Wonderfully, International Rescue is also the name of the group in the 1960s puppet show Thunderbirds, featuring jerky figures and the enchanting Lady Penelope and her devoted butler Parker.

Mr Miliband does indeed look somewhat wooden at times, even a little jerky on camera, but his committee is simply an example of life imitating art; an umbrella for humanitarian relief worldwide.

So, great timing — and Of Ships Passing in the Night is rather a good show.

The first part of it is in the Goethe Institut, off Loita Street, Nairobi, where 21 paintings line the walls. Congolese from the camps, including the fabulously naïve Alpha Mukange Mukangala (one picture is signed Alpha the Best) have produced paintings that are more polemic than art, although, to be kinder, one could also say they fairly represent the art of polemic.

I liked the painting by Noor Ali Mudey, a Somali who has painted a tropical beach strewn with the bodies of drowned migrants next to their wrecked rowing boat.

Off shore are two white ships; either cruise liners standing for the other half of this world, or warships patrolling to prevent people smugglers causing more deaths.

Nagila and Martin focus on passport stamps and razor wire, while Kivuthi Mbuno’s two crayon drawings are typical of his fantasy scenes of Akamba village life.

They are, however, of a time when borders were simply streams, or a range of hills; no guard posts, no wire, no passport stamps needed.

Soi, joyfully living down to expectations, scorns the political correctness of NGOs and provides a witty counterpoint with paintings that cut straight to the unfortunate reality offered recently by a few disgraced UN workers who offered succour in return for sex.

Spanish Visa, German Visa and French Visa show African men and women draped around white men and women who are their means of escape.

I particularly liked German Visa, which has a lissome black girl clutching an enormous balding and bearded white man. He has a beer belly and a drooping pipe.
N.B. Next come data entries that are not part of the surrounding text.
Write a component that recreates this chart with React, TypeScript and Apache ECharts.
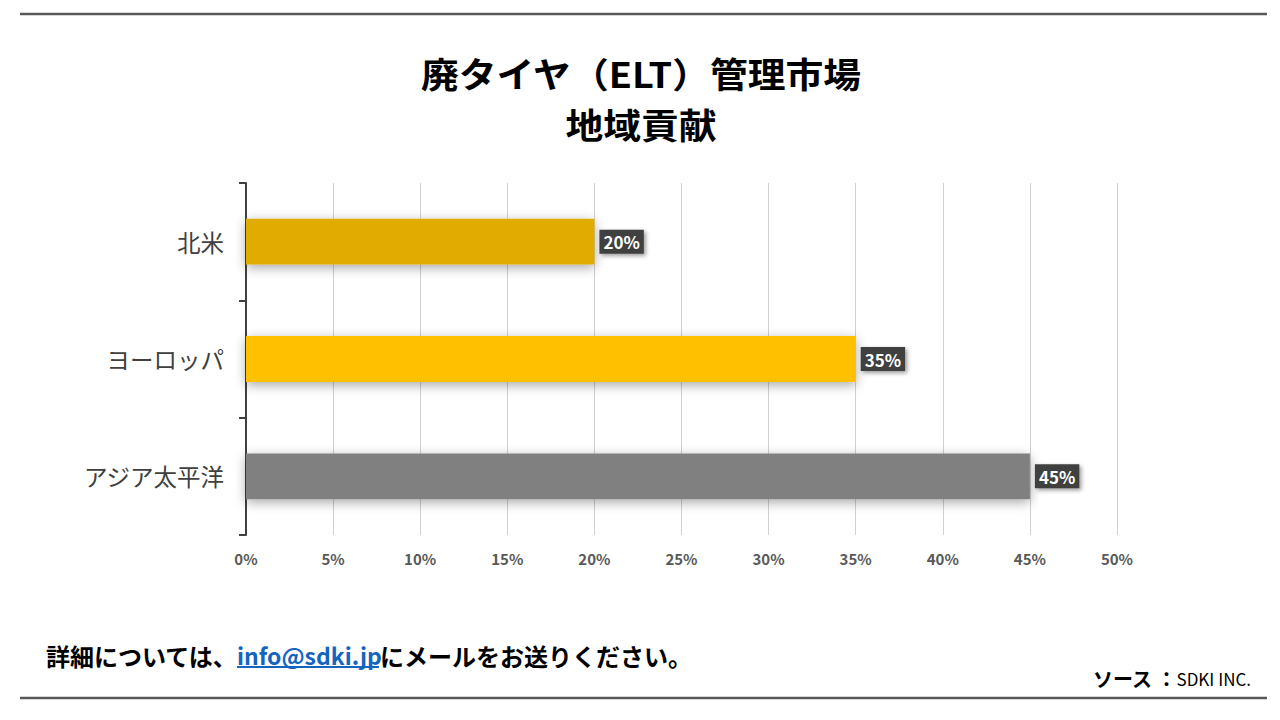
import React, { useEffect, useRef } from "react";
import * as echarts from "echarts";

const categories = ["北米", "ヨーロッパ", "アジア太平洋"];
const values = [20, 35, 45];
const barColors = ["#E0AC00", "#FFC000", "#808080"];
const xMax = 50;
const xInterval = 5;

const FONT = '"Noto Sans CJK JP", "Noto Sans", sans-serif';

export default function App() {
  const ref = useRef<HTMLDivElement>(null);
  useEffect(() => {
    if (!ref.current) return;
    const chart = echarts.init(ref.current, undefined, { renderer: "svg" });
    chart.setOption({
      animation: false,
      backgroundColor: "#ffffff",
      textStyle: { fontFamily: FONT },
      grid: { left: 246, right: 163, top: 183, bottom: 185, containLabel: false },
      xAxis: {
        type: "value",
        min: 0,
        max: xMax,
        interval: xInterval,
        axisLine: { show: false },
        axisTick: { show: false },
        splitLine: { show: true, lineStyle: { color: "#D0D0D0", width: 1 } },
        axisLabel: {
          formatter: "{value}%",
          color: "#595959",
          fontSize: 15,
          fontWeight: "bold",
          fontFamily: FONT,
          margin: 16,
        },
      },
      yAxis: {
        type: "category",
        data: categories,
        inverse: true,
        axisLine: { show: true, lineStyle: { color: "#404040", width: 2 } },
        axisTick: { show: true, length: 7, lineStyle: { color: "#404040", width: 2 } },
        axisLabel: { color: "#404040", fontSize: 23.5, fontFamily: FONT, margin: 22 },
      },
      series: [
        {
          type: "bar",
          barWidth: "39%",
          data: values.map((v, i) => ({
            value: v,
            itemStyle: {
              color: barColors[i],
              shadowBlur: 12,
              shadowColor: "rgba(0,0,0,0.35)",
              shadowOffsetY: 3,
            },
          })),
          label: {
            show: true,
            position: "right",
            distance: 5,
            formatter: "{c}%",
            color: "#ffffff",
            fontSize: 17,
            fontWeight: "bold",
            fontFamily: FONT,
            backgroundColor: "#404040",
            padding: [4, 4, 3, 4],
            shadowBlur: 4,
            shadowColor: "rgba(0,0,0,0.4)",
            shadowOffsetX: 2,
            shadowOffsetY: 2,
          },
        },
      ],
      graphic: [
        { type: "line", shape: { x1: 20, y1: 14, x2: 1267, y2: 14 }, style: { stroke: "#595959", lineWidth: 2.5 } },
        { type: "line", shape: { x1: 20, y1: 698, x2: 1267, y2: 698 }, style: { stroke: "#595959", lineWidth: 2.5 } },
        {
          type: "text",
          x: 641,
          y: 73,
          scaleX: 1.08,
          style: {
            text: "廃タイヤ（ELT）管理市場",
            fill: "#000000",
            font: `bold 35px ${FONT}`,
            align: "center",
            verticalAlign: "middle",
          },
        },
        {
          type: "text",
          x: 641,
          y: 124,
          scaleX: 1.08,
          style: {
            text: "地域貢献",
            fill: "#000000",
            font: `bold 35px ${FONT}`,
            align: "center",
            verticalAlign: "middle",
          },
        },
        {
          type: "text",
          x: 46,
          y: 655,
          style: { text: "詳細については、", fill: "#000000", font: `bold 24px ${FONT}`, verticalAlign: "middle" },
        },
        {
          type: "text",
          x: 237,
          y: 655,
          style: { text: "info@sdki.jp", fill: "#1565C0", font: `bold 23px ${FONT}`, verticalAlign: "middle" },
        },
        { type: "line", shape: { x1: 237, y1: 667, x2: 379, y2: 667 }, style: { stroke: "#1565C0", lineWidth: 2 } },
        {
          type: "text",
          x: 380,
          y: 655,
          style: { text: "にメールをお送りください。", fill: "#000000", font: `bold 24px ${FONT}`, verticalAlign: "middle" },
        },
        {
          type: "text",
          x: 1251,
          y: 678,
          style: {
            text: "{b|ソース ：}{n|SDKI INC.}",
            align: "right",
            verticalAlign: "middle",
            rich: {
              b: { font: `bold 20px ${FONT}`, fill: "#000000" },
              n: { font: `17px ${FONT}`, fill: "#000000" },
            },
          },
        },
      ],
    });
    return () => chart.dispose();
  }, []);
  return <div ref={ref} style={{ position: "fixed", left: 0, top: 0, width: 1280, height: 720 }} />;
}
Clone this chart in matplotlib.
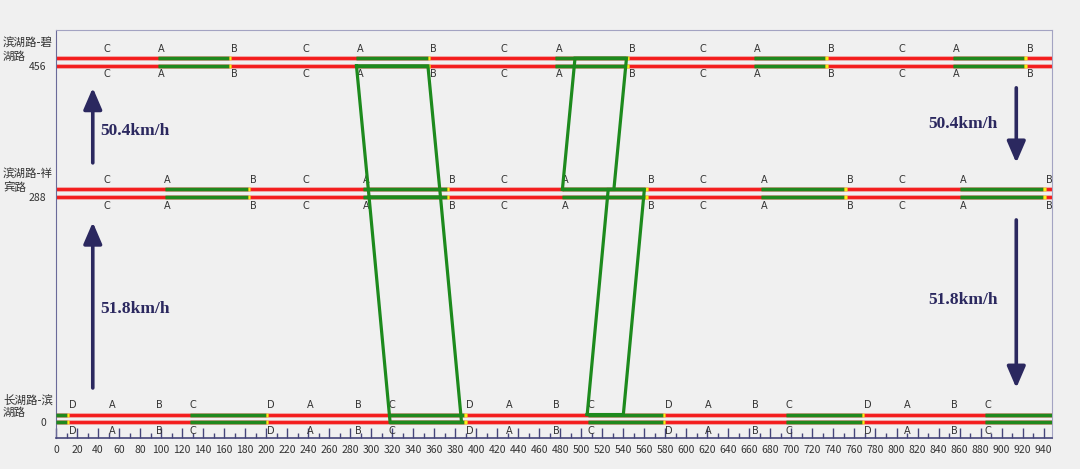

No sign of a sausage, thank God.

The second part of the exhibition (until May 27) is around the corner in Monrovia Street at the Alliance Francaise where downstairs paintings include a huge monochrome study of migrants by Mukabi, while the first floor is given over to photographs of camps and shelters under various headings such as Screening Process, Life in the Camps, and Treatment of Refugees.

The photographs were provided by France, Germany and Kenya as part of the project Artists for Refugees co-ordinated by the United Nations High Commissioner for Refugees, which organised both workshop and exhibitions.

My visit to the Alliance was on exam day and therefore brief.

To the candidates being tested on their French, and to migrants, refugees, and those being exploited everywhere, I can only wish Bonne chance!